#### Code that draws figures:

━━━━━━

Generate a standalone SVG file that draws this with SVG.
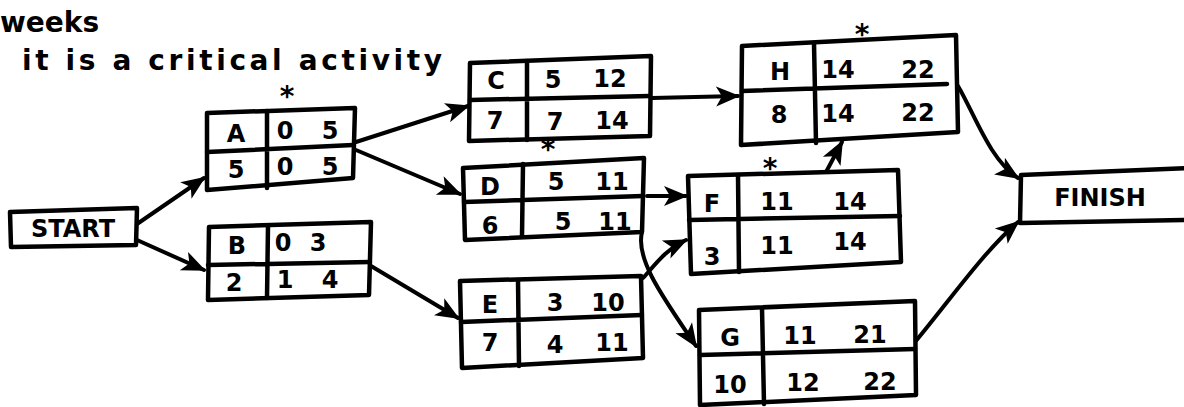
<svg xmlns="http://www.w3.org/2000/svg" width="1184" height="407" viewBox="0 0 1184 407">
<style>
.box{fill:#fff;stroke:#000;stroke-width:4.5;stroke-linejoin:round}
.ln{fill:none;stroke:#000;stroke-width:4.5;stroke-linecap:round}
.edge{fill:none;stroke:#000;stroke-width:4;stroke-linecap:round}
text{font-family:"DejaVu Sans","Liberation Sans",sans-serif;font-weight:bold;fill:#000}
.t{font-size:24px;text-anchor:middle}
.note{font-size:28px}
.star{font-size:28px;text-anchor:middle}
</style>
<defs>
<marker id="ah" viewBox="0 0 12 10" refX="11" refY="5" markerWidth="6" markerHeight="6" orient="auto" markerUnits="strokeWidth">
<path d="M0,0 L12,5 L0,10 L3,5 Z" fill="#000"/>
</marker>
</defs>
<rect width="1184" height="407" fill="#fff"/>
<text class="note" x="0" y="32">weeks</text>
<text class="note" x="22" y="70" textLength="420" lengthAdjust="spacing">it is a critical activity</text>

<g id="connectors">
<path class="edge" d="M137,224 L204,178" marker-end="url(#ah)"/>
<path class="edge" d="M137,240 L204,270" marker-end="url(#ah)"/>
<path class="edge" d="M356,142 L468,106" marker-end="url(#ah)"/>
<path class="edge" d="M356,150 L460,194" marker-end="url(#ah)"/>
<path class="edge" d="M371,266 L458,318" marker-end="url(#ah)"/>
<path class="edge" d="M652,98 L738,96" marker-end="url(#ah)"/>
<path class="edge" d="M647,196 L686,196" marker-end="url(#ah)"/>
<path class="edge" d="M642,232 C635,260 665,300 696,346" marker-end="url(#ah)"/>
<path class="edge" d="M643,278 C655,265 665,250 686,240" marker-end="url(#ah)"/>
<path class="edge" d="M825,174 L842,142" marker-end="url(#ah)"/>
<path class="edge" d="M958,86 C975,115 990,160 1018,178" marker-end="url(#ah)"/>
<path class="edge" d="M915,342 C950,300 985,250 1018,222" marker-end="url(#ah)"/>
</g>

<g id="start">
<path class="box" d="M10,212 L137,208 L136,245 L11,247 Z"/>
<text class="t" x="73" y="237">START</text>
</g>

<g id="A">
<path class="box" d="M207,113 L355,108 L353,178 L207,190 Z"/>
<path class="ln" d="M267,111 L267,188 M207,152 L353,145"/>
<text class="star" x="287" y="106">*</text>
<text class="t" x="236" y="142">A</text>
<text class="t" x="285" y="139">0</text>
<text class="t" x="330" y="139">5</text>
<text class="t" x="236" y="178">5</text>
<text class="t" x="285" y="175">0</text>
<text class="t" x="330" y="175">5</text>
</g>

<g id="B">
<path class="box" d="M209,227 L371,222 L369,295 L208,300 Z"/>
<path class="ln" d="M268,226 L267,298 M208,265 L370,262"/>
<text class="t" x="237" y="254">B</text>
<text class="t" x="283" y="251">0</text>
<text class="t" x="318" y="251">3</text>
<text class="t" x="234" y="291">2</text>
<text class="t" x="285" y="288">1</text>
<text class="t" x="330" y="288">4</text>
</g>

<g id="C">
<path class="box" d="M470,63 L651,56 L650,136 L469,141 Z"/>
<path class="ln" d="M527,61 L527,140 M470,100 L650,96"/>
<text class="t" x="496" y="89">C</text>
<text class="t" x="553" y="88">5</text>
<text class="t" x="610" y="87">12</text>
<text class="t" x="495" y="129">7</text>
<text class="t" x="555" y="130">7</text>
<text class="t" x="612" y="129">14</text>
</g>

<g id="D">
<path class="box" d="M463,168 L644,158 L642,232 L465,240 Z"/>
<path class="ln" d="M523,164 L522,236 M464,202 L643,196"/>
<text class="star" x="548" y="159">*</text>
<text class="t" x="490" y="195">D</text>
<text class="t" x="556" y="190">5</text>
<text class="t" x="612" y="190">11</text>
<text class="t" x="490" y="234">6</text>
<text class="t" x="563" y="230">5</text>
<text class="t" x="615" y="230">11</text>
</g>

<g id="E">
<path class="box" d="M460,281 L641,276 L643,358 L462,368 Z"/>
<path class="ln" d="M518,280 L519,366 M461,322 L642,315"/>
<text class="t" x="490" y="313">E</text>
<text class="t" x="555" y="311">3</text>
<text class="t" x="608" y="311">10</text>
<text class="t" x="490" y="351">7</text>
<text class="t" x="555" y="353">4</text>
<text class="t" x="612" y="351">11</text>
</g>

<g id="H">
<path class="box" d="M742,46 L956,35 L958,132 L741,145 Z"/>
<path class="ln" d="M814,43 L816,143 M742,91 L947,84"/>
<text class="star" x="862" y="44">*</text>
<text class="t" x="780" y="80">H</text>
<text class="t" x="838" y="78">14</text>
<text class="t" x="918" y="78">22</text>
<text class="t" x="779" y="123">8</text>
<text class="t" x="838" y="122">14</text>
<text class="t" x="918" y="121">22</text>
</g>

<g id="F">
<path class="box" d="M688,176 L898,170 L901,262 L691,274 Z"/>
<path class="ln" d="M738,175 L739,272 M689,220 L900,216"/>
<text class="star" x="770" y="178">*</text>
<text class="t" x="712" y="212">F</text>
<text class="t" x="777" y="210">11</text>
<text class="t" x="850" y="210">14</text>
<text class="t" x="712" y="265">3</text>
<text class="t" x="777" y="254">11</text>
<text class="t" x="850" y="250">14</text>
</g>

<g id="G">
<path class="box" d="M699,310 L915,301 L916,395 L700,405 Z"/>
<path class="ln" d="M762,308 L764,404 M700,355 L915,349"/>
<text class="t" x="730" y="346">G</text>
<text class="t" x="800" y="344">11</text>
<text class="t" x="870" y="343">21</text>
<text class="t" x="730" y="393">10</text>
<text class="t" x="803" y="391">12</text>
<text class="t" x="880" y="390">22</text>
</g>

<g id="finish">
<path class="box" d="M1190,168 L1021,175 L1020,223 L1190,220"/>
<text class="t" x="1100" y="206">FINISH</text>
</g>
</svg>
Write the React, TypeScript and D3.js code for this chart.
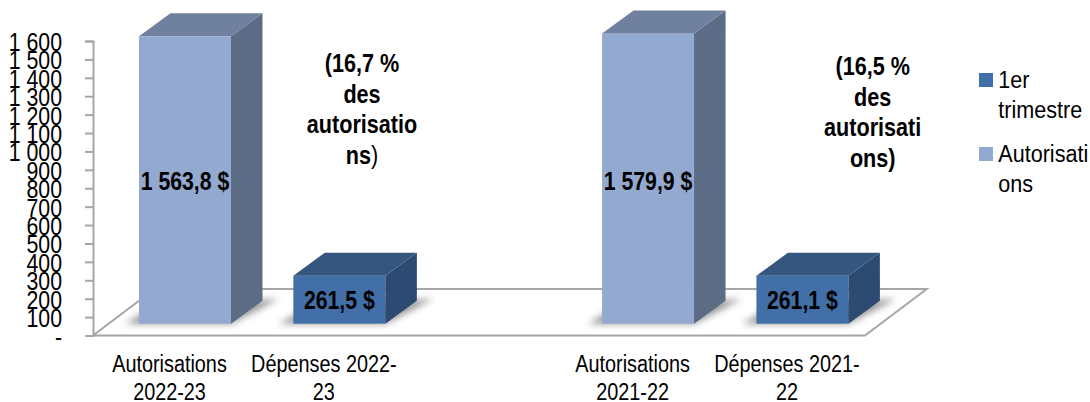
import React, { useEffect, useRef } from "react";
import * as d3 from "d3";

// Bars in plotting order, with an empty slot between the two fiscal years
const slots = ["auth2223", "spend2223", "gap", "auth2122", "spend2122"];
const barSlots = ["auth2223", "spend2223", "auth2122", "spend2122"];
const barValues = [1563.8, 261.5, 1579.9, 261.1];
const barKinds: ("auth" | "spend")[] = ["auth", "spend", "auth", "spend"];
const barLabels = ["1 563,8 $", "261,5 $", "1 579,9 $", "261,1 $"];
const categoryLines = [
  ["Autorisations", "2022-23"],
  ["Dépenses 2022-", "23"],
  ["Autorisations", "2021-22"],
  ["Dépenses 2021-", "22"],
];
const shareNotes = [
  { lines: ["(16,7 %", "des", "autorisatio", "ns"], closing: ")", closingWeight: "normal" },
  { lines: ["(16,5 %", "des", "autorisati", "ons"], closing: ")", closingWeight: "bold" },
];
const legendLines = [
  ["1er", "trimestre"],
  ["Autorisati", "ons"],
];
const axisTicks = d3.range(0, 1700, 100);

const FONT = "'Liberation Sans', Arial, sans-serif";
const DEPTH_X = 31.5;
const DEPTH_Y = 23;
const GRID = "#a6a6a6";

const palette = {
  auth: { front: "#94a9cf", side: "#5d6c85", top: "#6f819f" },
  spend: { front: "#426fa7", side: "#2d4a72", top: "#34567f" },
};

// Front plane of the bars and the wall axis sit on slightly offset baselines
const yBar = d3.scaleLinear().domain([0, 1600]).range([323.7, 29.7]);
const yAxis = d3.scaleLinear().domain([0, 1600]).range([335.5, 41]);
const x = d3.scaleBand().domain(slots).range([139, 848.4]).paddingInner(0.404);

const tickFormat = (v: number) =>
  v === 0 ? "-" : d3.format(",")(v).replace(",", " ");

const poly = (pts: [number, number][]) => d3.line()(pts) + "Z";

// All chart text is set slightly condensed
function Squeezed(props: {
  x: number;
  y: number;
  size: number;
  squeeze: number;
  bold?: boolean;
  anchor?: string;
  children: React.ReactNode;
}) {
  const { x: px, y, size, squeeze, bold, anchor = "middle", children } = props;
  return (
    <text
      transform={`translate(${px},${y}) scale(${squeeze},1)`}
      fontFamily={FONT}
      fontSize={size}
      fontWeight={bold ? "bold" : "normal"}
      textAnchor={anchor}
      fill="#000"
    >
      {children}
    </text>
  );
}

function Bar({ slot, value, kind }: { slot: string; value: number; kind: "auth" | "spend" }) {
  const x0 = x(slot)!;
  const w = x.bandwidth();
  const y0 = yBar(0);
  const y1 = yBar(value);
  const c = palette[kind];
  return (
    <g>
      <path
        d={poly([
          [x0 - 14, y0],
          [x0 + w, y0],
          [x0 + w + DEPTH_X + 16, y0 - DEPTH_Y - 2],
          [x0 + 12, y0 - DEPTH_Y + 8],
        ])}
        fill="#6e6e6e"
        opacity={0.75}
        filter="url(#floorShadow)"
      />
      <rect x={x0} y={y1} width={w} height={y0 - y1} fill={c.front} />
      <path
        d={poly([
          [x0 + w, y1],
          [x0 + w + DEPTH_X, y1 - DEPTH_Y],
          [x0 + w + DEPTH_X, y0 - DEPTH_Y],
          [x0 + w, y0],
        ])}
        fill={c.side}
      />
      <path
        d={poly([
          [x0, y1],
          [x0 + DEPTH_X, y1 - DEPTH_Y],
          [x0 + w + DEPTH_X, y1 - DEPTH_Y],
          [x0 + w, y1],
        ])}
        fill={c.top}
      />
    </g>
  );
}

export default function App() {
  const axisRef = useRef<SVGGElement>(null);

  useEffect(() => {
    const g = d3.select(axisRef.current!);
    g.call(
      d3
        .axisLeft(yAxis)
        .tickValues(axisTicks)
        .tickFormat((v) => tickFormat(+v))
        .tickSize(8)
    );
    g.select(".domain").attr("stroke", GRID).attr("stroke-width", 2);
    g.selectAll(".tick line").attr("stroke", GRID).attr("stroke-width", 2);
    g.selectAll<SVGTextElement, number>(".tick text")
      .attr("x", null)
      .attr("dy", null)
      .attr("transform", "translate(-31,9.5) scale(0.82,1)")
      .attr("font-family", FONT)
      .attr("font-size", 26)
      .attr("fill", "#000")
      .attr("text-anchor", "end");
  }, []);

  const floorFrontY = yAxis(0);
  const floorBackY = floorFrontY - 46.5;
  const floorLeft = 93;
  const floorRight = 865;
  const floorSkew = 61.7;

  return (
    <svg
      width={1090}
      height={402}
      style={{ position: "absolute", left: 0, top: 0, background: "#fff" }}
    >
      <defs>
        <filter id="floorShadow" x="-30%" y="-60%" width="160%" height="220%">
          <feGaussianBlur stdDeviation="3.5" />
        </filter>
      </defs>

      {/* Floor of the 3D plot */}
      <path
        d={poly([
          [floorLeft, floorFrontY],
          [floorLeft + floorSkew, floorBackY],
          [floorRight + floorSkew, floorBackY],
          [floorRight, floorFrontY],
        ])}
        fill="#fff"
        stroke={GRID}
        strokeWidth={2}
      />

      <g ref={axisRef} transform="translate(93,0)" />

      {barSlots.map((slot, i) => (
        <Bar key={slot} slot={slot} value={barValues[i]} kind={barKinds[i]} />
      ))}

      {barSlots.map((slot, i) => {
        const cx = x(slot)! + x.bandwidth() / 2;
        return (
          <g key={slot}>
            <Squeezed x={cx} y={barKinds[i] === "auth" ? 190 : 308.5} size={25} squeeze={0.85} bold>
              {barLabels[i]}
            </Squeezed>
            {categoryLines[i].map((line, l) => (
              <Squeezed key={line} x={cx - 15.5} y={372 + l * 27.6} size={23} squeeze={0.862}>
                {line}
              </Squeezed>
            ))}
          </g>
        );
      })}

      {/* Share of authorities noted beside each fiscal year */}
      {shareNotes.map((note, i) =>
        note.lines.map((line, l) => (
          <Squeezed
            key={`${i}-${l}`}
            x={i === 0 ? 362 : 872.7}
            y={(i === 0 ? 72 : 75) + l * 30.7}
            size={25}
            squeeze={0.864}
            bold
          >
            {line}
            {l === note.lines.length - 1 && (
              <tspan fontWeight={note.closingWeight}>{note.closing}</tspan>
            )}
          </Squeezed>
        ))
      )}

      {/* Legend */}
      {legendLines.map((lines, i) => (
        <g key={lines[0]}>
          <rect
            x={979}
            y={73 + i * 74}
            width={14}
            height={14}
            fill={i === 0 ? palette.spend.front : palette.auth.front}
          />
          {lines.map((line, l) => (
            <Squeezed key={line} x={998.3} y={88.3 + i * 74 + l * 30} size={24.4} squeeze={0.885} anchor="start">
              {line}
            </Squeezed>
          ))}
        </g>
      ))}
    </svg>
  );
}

━━━━━━

#### Task prompt:
Please give again the entries word for word, starting at the first line and ending with the line that contains "a critical activity</text>"; include both of those lines but none of the pictures.

#### Task answer:
Generate a standalone SVG file that draws this with SVG.
<svg xmlns="http://www.w3.org/2000/svg" width="1184" height="407" viewBox="0 0 1184 407">
<style>
.box{fill:#fff;stroke:#000;stroke-width:4.5;stroke-linejoin:round}
.ln{fill:none;stroke:#000;stroke-width:4.5;stroke-linecap:round}
.edge{fill:none;stroke:#000;stroke-width:4;stroke-linecap:round}
text{font-family:"DejaVu Sans","Liberation Sans",sans-serif;font-weight:bold;fill:#000}
.t{font-size:24px;text-anchor:middle}
.note{font-size:28px}
.star{font-size:28px;text-anchor:middle}
</style>
<defs>
<marker id="ah" viewBox="0 0 12 10" refX="11" refY="5" markerWidth="6" markerHeight="6" orient="auto" markerUnits="strokeWidth">
<path d="M0,0 L12,5 L0,10 L3,5 Z" fill="#000"/>
</marker>
</defs>
<rect width="1184" height="407" fill="#fff"/>
<text class="note" x="0" y="32">weeks</text>
<text class="note" x="22" y="70" textLength="420" lengthAdjust="spacing">it is a critical activity</text>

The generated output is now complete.